2024-10-10 Das Ding mit der Dankbarkeit (Teil 2)

Voller Dankbarkeit schlendere ich am Montag nach dem Erntedanksonntag durch die vollen Gänge des Supermarktes. Cashewmus. Mangos. 150 Sorten Käse. Laktosefreie Milch, Haferdrink, Reisdrink, Schokomilch. Süßwaren in Hülle und Fülle. Ich trete an die Fleischtheke. Auch hier: ein Angebot, das keine Wünsche offenlässt.
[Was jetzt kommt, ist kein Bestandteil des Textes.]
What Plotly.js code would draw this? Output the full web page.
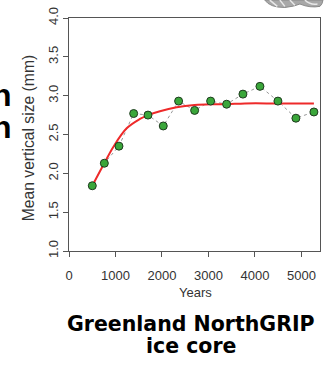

Mit leuchtenden Augen nimmt das kleine Mädchen vor mir eine Scheibe Lyoner entgegen und steckt sie sich umgehend in den Mund. „Wie sagt man?“, zischt ihr Vater ihr ins Ohr. Das Mädchen schaut und schweigt. Die Verkäuferin lächelt und winkt ab. „Schon gut“, sagt sie nachsichtig. Grimmig schiebt der Vater den Einkaufswagen weiter und belehrt seine Tochter. „Wenn man etwas bekommt, sagt man Danke. Das gehört sich so!“ Das Mädchen presst die Lippen aufeinander.

Gute Manieren sind uns wichtig. Bitte und Danke sagen gehört dazu, diese Worte gelten als Ausdruck von Respekt vor unserem Gegenüber. Machen Manieren dankbar? Das ist die Frage. Manieren können (!) als immer wiederkehrende Satzbausteine dazu führen, dass wir innehalten und dankbar sind. Jedenfalls in der Theorie. In der Praxis – so meine These – sind es Floskeln. Danke sagen macht nicht dankbar. Das kleine Mädchen hat sich gefreut über die Lyoner, definitiv. Der Versuch des erzwungenen Danks durch den Vater ist erstens gescheitert und hat zweitens sicher nicht dazu geführt, dass das Kind sich dankbar gefühlt hat.

„Das war ja lieb von der Verkäuferin, sie hat dir einfach eine Scheibe Wurst geschenkt!“ – Dieser Satz erzwingt keine Handlung seitens des Kindes, er regt aber zur Empathie an. Kinder darauf aufmerksam zu machen, wenn jemand ihnen etwas Gutes tut, führt zu Dankbarkeit. Gleichzeitig können wir vorleben, wie wir selbst uns Menschen gegenüber verhalten, die freundlich zu uns sind.
Dankbarkeit setzt Denken voraus. Reflexion. Erst durch die Wahrnehmung, dass jemand etwas für mich tut – unter Umständen bedingungslos -, kann ich dankbar werden. Freude allein reicht nicht, es braucht diese Metaebene, das Erleben, dass jemand mein Bedürfnis sieht oder mich überrascht, um mir eine Freude zu machen.

Auch als Erwachsene lohnt sich dieser Gedanke. Lasst uns Danke sagen, ja, aber lasst uns auch Danke fühlen! Dazu müssen wir rauskommen aus unserem Egozentrismus und den anderen sehen. Denn nur wer den anderen sieht, kann Dankbarkeit erfahren. 

Diese Gedanken sind entstanden in einem Gespräch zwischen Pfr. Christiane Weis-Fersterra, Pfr. Rolf Fersterra, Hans-Martin Souchon und Britta Blos. Wir danken noch einmal für den spannenden Vormittag!

Die Reflexion über Dankbarkeit ist die Voraussetzung für ihr Empfinden.